A petrol attendant counts local bonds notes and coins received from a motorist in Harare, Zimbabwe, November 22, 2018. REUTERS/Philimon Bulawayo/Files
The southern African nation abandoned its own hyperinflation-wrecked currency in 2009 at the height of an economic recession, adopting the greenback and other currencies including sterling and the South African rand.
But without enough hard currency to back up the $10 billion of electronic funds trapped in local bank accounts, businesses and civil servants are demanding payment in cash which can be deposited and used to make payments both inside and outside the country.
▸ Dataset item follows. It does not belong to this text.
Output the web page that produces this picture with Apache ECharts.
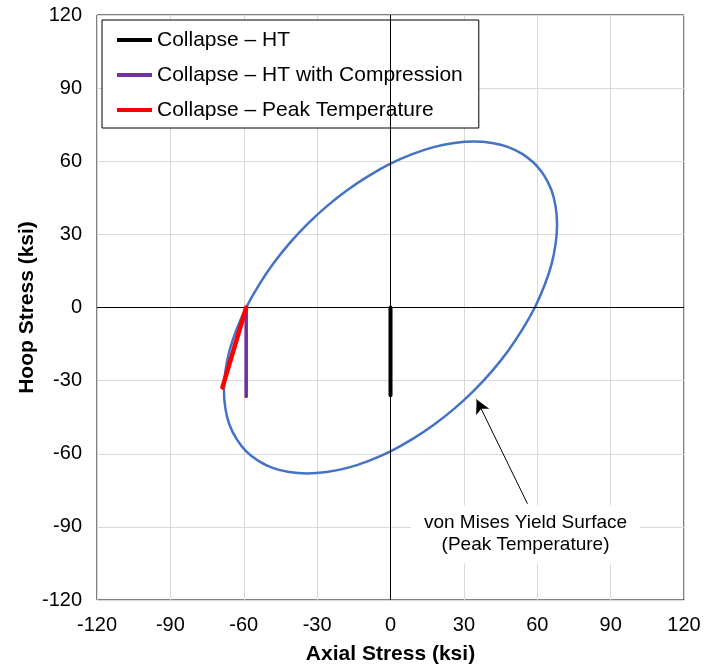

Mthuli Ncube told a townhall meeting late on Friday that a new local currency would be introduced in less than twelve months.
“On the issue of raising enough foreign currency to introduce the new currency, we are on our way already, give us months, not years,” he said.
Zimbabwe currently has less than two weeks import cover, according to central bank data, and the government has previously said it would only consider launching a new currency if it had at least six months of reserves.
Locals are haunted by memories of the Zimbabwean dollar, which became worthless as hyperinflation spiralled to reach 500 billion percent in 2008, the highest rate in the world for a country not at war, wiping out pensions and savings.
A surrogate bond note currency introduced in 2016 to stem dollar shortages has also collapsed in value.
President Emmerson Mnangagwa is under pressure to revive the economy but, in something of a vicious circle, the dollar shortages are undermining efforts to win back foreign investors sidelined under his predecessor Robert Mugabe.
With less than $400 million in actual cash in Zimbabwe according to central bank figures, there are fuel shortages and companies are struggling to import raw materials and equipment, forcing them to buy greenback notes on the black market at a premium of up to 370 percent.
The Confederation of Zimbabwe Industries has warned some of its members could stop operating at the end of the month due to the dollar crunch.
Zimbabwe’s iconic manufacturer of cooking oil and soap, Olivine Industries said on Saturday it had suspended production and put workers on indefinite leave because it owed foreign suppliers $11 million.
A local associate of global brewing giant Anheuser-Busch Inbev said this week it would invest more than $120 million of dividends and fees trapped in Zimbabwe into the central bank’s savings bonds.